When malformed CSV ingestion disrupts SOC operations, follow this deterministic playbook to restore pipeline integrity and preserve alert correlation accuracy:

  1. Isolate the Feed: Monitor DLQ error rates and parser latency. Trigger a circuit breaker to quarantine the offending source before it floods the correlation engine.
  2. Hex-Dump Raw Bytes: Use xxd or hexdump on the first 1KB of the corrupted file to identify BOM drift, mixed line endings, or hidden control characters.
  3. Validate Schema Boundaries: Compare the malformed feed against the expected column schema. Identify if the issue stems from upstream vendor changes, log rotation truncation, or delimiter injection in payload fields.

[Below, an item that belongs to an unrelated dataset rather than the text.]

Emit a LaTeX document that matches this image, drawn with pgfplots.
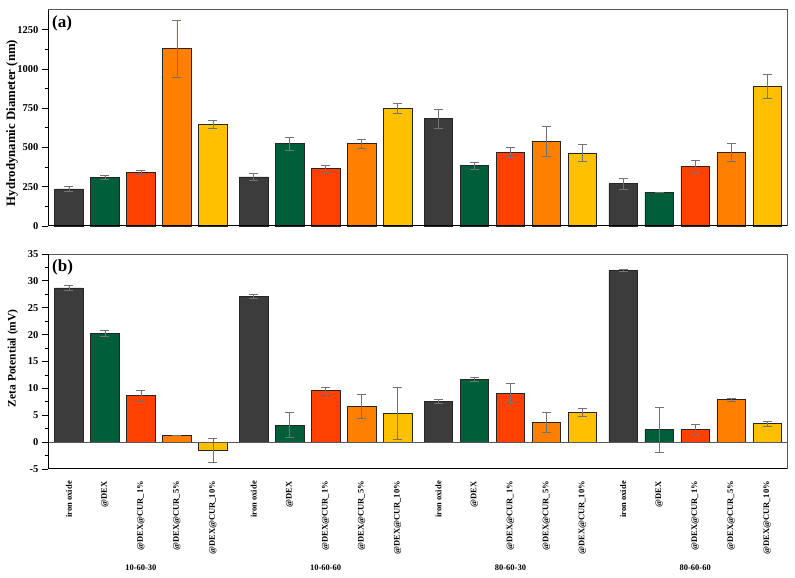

  4. Apply Adaptive Parsing: Temporarily switch the ingestion pipeline to lenient mode with field-shifting enabled. Route recovered events to a staging index for correlation validation before promoting to production.
  5. Correlate & Backfill: Cross-reference quarantined timestamps with SIEM alert timelines. If critical detection windows are impacted, trigger a targeted replay from the DLQ after schema normalization.
  6. Enforce Upstream Controls: Implement rate limiting at the log shipper, mandate RFC-compliant CSV formatting, and deploy schema validation contracts at the source to prevent recurrence.

Graceful CSV handling is not about achieving perfect data; it is about building ingestion architectures that absorb imperfection without compromising detection fidelity. By decoupling receipt from validation, enforcing memory-safe streaming, and categorizing failures deterministically, SOC teams maintain continuous visibility even when upstream telemetry degrades.